Moreover, inventions relating to a process for manufacturing pressure sensors by forming a diaphragm on a semiconductor chip while rigorously controlling the thickness of this type of diaphragm are also known (see Japanese Unexamined Patent Application Publication No. 2000-171318 (pages 3-4, FIG. 1), for example).
Silicon has typically been used as the semiconductor chip material for pressure sensors, but in considering a semiconductor material such as silicon in its agglomerate state, the physical properties of this semiconductor material, i.e., the degree of deformation (strain) in response to an external force, namely, the stress-strain characteristic, exhibits near linearity, and almost no non-linearity.
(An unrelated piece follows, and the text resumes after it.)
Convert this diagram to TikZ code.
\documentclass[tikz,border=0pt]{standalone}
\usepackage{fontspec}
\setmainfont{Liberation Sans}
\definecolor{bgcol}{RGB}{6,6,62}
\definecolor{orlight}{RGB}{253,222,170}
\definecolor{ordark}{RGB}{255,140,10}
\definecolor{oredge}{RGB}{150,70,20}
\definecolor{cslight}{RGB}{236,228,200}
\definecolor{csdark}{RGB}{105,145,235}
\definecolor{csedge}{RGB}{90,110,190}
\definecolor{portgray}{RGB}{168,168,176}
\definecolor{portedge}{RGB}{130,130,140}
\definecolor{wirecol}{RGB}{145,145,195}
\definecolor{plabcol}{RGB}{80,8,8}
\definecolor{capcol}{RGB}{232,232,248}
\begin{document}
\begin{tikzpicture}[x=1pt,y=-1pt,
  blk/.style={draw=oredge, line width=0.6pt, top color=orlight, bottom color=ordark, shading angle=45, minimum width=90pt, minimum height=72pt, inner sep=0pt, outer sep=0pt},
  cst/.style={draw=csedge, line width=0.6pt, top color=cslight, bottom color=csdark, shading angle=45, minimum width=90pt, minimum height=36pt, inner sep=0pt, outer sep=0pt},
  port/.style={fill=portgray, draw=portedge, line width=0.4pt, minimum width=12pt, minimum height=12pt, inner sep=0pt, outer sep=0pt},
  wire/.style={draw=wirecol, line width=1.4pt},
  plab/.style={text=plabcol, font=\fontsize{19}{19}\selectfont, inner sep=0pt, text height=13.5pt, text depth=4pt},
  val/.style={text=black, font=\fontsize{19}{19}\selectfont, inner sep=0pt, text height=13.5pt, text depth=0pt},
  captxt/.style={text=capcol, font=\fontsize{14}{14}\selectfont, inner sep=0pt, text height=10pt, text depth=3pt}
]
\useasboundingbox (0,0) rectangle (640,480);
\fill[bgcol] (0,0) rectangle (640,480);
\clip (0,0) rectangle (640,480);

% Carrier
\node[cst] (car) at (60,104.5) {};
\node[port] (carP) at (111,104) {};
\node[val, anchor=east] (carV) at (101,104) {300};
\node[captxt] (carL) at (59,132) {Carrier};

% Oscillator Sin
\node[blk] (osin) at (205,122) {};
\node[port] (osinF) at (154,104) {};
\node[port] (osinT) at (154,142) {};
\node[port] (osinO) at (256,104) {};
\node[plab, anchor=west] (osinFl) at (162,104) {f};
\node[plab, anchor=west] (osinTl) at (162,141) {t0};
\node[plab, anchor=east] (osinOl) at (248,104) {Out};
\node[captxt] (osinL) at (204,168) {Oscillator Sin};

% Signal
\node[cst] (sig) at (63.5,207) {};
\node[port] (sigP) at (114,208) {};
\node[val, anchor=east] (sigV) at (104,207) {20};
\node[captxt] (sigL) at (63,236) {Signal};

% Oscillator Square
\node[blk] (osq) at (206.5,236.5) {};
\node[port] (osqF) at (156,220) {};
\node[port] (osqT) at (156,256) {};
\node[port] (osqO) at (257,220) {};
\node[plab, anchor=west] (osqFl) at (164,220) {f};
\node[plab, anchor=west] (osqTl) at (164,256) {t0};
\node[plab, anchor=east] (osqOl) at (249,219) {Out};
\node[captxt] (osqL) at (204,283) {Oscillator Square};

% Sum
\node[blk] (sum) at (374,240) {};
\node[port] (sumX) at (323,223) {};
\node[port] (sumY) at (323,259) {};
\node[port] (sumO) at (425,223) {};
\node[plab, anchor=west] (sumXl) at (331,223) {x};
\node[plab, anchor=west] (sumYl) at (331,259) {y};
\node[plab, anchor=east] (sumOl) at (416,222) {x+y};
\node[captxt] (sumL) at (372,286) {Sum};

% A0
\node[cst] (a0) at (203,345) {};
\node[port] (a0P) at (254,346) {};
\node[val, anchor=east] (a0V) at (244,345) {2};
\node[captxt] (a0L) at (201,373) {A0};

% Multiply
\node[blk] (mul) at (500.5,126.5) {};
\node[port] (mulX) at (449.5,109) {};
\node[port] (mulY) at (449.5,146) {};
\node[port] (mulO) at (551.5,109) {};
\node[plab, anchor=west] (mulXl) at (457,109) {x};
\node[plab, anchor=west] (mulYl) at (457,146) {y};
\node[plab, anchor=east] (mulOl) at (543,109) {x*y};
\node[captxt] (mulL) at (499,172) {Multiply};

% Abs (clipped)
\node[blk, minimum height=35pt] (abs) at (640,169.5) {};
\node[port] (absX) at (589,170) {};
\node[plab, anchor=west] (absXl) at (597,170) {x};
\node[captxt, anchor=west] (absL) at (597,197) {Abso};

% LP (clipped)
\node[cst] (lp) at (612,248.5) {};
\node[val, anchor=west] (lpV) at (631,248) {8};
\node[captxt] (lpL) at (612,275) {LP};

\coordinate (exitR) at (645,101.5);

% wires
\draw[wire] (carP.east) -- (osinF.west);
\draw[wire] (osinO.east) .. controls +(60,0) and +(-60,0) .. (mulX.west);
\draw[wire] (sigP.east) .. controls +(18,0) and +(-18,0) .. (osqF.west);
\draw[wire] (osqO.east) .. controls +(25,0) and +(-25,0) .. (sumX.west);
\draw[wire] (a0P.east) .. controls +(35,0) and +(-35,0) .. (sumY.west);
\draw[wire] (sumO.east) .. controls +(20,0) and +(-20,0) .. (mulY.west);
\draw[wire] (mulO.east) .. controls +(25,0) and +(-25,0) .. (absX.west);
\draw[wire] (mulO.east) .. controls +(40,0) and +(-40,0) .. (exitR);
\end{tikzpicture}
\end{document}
In other words, this physical property arises when the semiconductor material is considered to be in its agglomerate state. However, in the case where silicon or other semiconductor material, having been controlled precisely in a crystalline state, is processed to become thinner beyond a certain extent, that there will be an increase in non-linearity is understood qualitatively.
However, this attribute of increased non-linearity is only known in a qualitative sense, and in a pressure sensor comprised of a diaphragm formed over a portion of a chip comprised from this type of semiconductor material, wherein pressure is sensed by electrically converting the displacement that corresponds to a pressure acting on the diaphragm, the specific range of dimensions within which to reduce the thickness of the diaphragm so as to satisfy divergent requirements for expanding the non-linear range of the stress-strain characteristic and providing high sensitivity with high pressure resistance is still unclear.
In other words, in a pressure sensor chip having a pressure-sensitive diaphragm portion, the stress generated at the diaphragm constitutes the sensor sensitivity, and therefore, in order to provide the pressure sensor with high sensitivity and high pressure resistance, the dimensional parameters of the pressure sensor diaphragm must be controlled specially to expand the non-linear region to the extent possible so as to satisfy the divergent requirements. By specifically discovering these types of dimensional parameters, it was hoped that the divergent requirements for high sensitivity and high pressure resistance could be satisfied and that the limiting range of pressure sensors could be expanded.
An object of the present invention is to provide a pressure sensor that has high sensitivity and high pressure resistance.